La Space Opera en su máximo exponente
Sin su cadenciosa narrativa, ‘Dune’ no hubiese sido capaz de alzarse como uno de los despliegues audiovisuales más fascinantes de los últimos años. La maravillosa dirección de fotografía de Greig Fraser, combinada con un diseño de producción apabullante tanto en lo que respecta a vestuario y props como en lo referente a sets y localizaciones, están al pleno servicio del Denis Villeneuve más esteta hasta la fecha.
El cineasta, manteniendo intacto su código genético, vuelve a hacer gala de un gusto exquisito para la composición y la cinética, y de una habilidad innata para dar forma a los grandes planos generales más impresionantes que podamos llevarnos a la boca actualmente; moldeando pasajes de una belleza arrebatador que deslumbran aún más cuando apuestan por lo onírico.
Complementando un diseño de sonido magnífico, envolviendo el conjunto y poniéndole un broche de oro macizo, Hans Zimmer atruena el patio de butacas con la que bien podría ser su mejor banda sonora desde ‘Interstellar’. Incansable, incesante, y proyectada como un mantra que te sume en un estado casi hipnótico, la obra del alemán es la prueba definitiva de que ‘Dune’ no enamora apelando al corazón, sino a lo más primitivo y visceral; atacando sin piedad retinas y tímpanos para dejarte clavado en la butaca, casi sin resuello, pero necesitando más y más.
Haciendo honor a la verdad, y pese a mi entusiasmo hacia un largo que no puedo esperar a revisar, es de rigor subrayar la ejecución de unas escenas de acción —concretamente las de combate— impropias de una pieza como esta. Dejando a un lado la ausencia total de contenido explícito, algo sorprendente dada la violencia intrínseca de la trama, la planificación y el montaje de estos fragmentos están faltos de inspiración y se antojan demasiado pobres.
Si bien luce lo suficientemente estimulante al usar el fuera de campo mediante recursos como desenfoques o reencuadres, cuando la cámara se sitúa en medio de la acción y decide capturarla sin filtros, esta se muestra tan artificial como ineficaz.

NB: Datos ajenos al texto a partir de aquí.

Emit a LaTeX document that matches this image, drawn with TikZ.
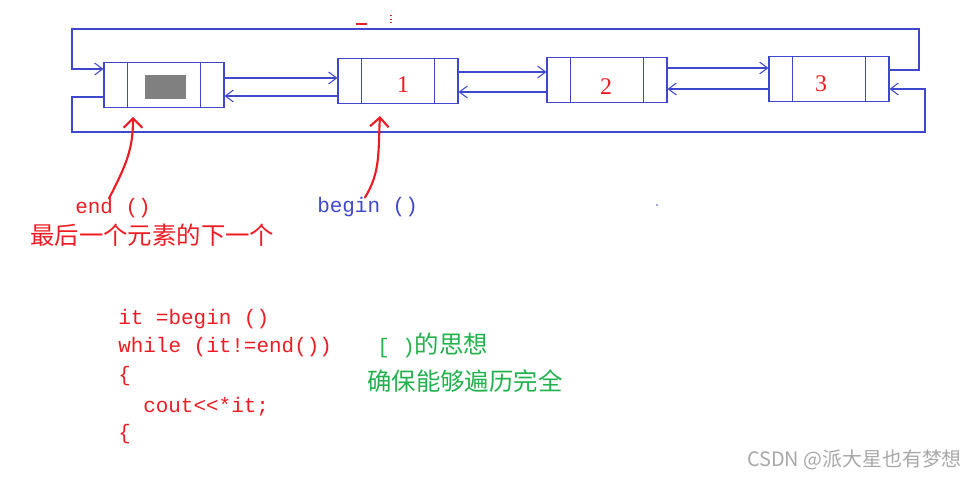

La sensación de riesgo y tensión se diluyen por completo, convirtiendo estas set pieces en meros trámites para justificar el destino de ciertos personajes o para hacer avanzar la trama.
Esto no sería un mayor problema si no afectase directamente a un apagado tercer acto que condensa su torpe y anticlimático clímax —valga la redundancia— en pocos minutos que no entienden de emoción, y que abren las puertas a una ‘Parte Dos’ presentada sin tratar de maquillar en absoluto su clara naturaleza episódica.
Tropiezos de última hora aparte, es innegable que la ‘Dune’ de Denis Villeneuve es una película destinada a polarizar radicalmente la opinión de los espectadores. De no abrazar su propuesta y ser absorbido por su atmósfera, te expulsará de forma casi instantánea convirtiendo su metraje en una tortura. Pero de ser cautivado por sus muchos encantos, será complicado no caer rendido ante una Space Opera gloriosa, capaz de convertir en algo positivo adjetivos como “grandilocuente” o “excesiva”; una maravilla que podría ser la última de su especie en una industria que, cada vez, juega más sobre seguro.